Source material>
- - -
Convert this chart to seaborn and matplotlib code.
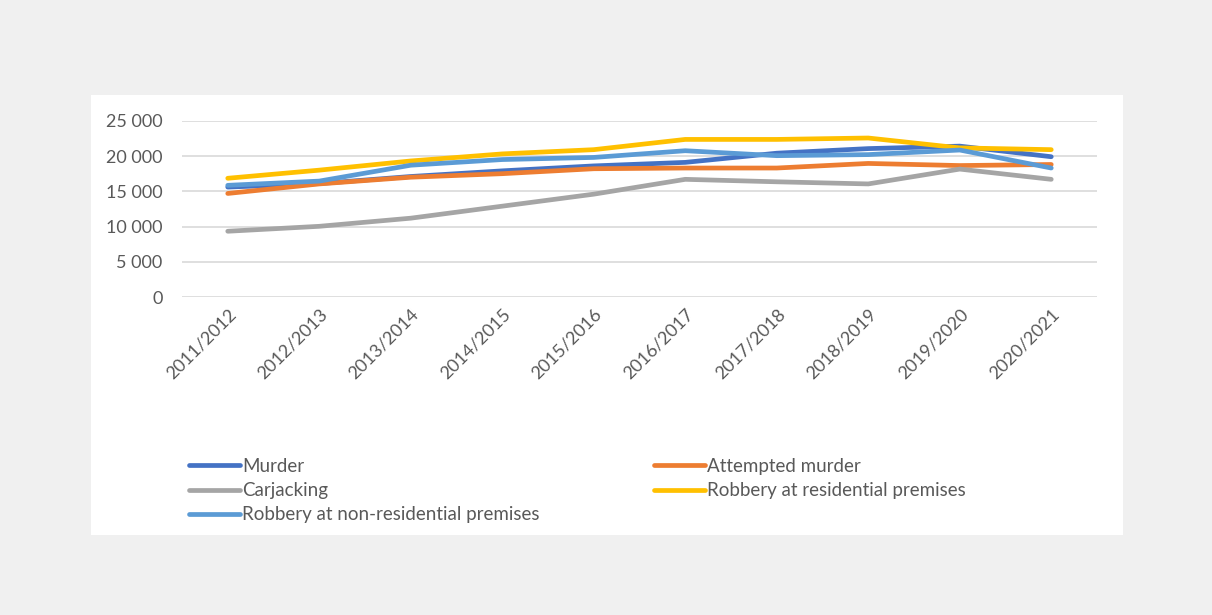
- - -
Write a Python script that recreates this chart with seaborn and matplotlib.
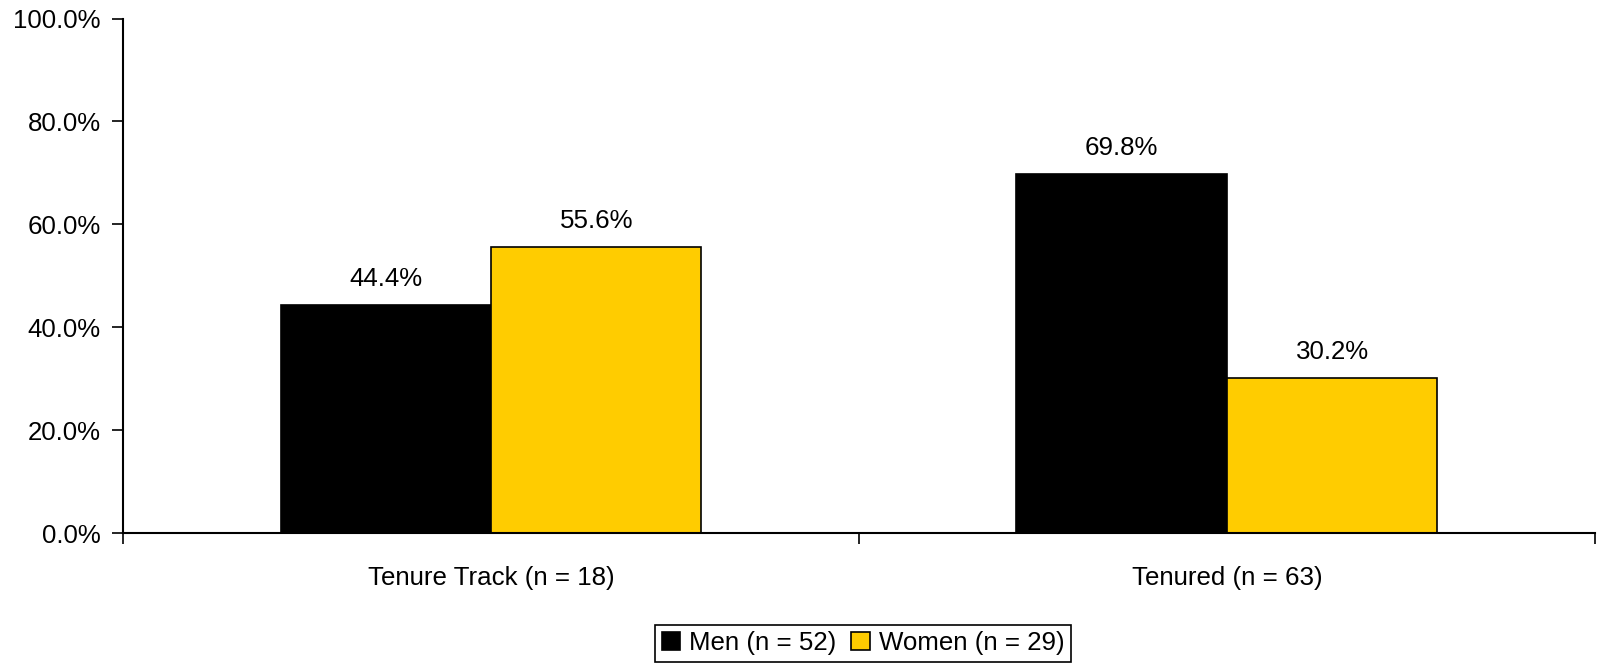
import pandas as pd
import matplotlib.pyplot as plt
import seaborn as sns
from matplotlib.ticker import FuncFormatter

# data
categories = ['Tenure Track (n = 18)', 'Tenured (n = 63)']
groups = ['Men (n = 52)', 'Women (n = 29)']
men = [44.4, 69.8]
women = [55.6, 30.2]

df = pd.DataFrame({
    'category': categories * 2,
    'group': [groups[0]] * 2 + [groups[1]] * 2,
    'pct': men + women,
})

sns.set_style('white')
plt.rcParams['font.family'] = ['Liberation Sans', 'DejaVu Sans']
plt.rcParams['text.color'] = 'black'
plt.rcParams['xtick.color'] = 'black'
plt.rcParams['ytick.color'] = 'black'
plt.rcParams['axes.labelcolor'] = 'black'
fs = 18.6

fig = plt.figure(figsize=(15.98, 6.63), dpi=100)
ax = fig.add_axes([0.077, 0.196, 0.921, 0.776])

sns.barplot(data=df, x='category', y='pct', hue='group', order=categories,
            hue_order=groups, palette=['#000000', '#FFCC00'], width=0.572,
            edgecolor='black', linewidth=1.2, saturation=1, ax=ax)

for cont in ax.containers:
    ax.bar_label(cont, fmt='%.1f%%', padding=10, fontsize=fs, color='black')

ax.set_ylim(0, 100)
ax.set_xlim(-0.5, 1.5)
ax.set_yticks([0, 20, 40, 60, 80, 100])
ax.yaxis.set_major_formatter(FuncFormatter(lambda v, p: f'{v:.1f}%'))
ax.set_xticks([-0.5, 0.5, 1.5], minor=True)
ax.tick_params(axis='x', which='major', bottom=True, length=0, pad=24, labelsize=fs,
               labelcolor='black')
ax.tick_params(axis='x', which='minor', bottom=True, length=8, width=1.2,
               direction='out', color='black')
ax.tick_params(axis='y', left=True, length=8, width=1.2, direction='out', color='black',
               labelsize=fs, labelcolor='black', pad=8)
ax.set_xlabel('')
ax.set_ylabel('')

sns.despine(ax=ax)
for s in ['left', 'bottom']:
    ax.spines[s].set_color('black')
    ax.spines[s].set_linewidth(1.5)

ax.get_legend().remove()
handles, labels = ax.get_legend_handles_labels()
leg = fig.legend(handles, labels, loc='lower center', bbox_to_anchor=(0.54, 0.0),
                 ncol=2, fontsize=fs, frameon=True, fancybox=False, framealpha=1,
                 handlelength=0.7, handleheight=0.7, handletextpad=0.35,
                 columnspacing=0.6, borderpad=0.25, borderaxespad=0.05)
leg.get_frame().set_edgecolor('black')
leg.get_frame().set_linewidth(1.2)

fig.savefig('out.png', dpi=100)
- - -
Task details> What lines above run from the one with "Write a Python" to the one with "ax.spines[s].set_linewidth(1.5)"? Give them again exactly, ends included, and leave the pictures out.

Solution below>
Write a Python script that recreates this chart with seaborn and matplotlib.
import pandas as pd
import matplotlib.pyplot as plt
import seaborn as sns
from matplotlib.ticker import FuncFormatter

# data
categories = ['Tenure Track (n = 18)', 'Tenured (n = 63)']
groups = ['Men (n = 52)', 'Women (n = 29)']
men = [44.4, 69.8]
women = [55.6, 30.2]

df = pd.DataFrame({
    'category': categories * 2,
    'group': [groups[0]] * 2 + [groups[1]] * 2,
    'pct': men + women,
})

sns.set_style('white')
plt.rcParams['font.family'] = ['Liberation Sans', 'DejaVu Sans']
plt.rcParams['text.color'] = 'black'
plt.rcParams['xtick.color'] = 'black'
plt.rcParams['ytick.color'] = 'black'
plt.rcParams['axes.labelcolor'] = 'black'
fs = 18.6

fig = plt.figure(figsize=(15.98, 6.63), dpi=100)
ax = fig.add_axes([0.077, 0.196, 0.921, 0.776])

sns.barplot(data=df, x='category', y='pct', hue='group', order=categories,
            hue_order=groups, palette=['#000000', '#FFCC00'], width=0.572,
            edgecolor='black', linewidth=1.2, saturation=1, ax=ax)

for cont in ax.containers:
    ax.bar_label(cont, fmt='%.1f%%', padding=10, fontsize=fs, color='black')

ax.set_ylim(0, 100)
ax.set_xlim(-0.5, 1.5)
ax.set_yticks([0, 20, 40, 60, 80, 100])
ax.yaxis.set_major_formatter(FuncFormatter(lambda v, p: f'{v:.1f}%'))
ax.set_xticks([-0.5, 0.5, 1.5], minor=True)
ax.tick_params(axis='x', which='major', bottom=True, length=0, pad=24, labelsize=fs,
               labelcolor='black')
ax.tick_params(axis='x', which='minor', bottom=True, length=8, width=1.2,
               direction='out', color='black')
ax.tick_params(axis='y', left=True, length=8, width=1.2, direction='out', color='black',
               labelsize=fs, labelcolor='black', pad=8)
ax.set_xlabel('')
ax.set_ylabel('')

sns.despine(ax=ax)
for s in ['left', 'bottom']:
    ax.spines[s].set_color('black')
    ax.spines[s].set_linewidth(1.5)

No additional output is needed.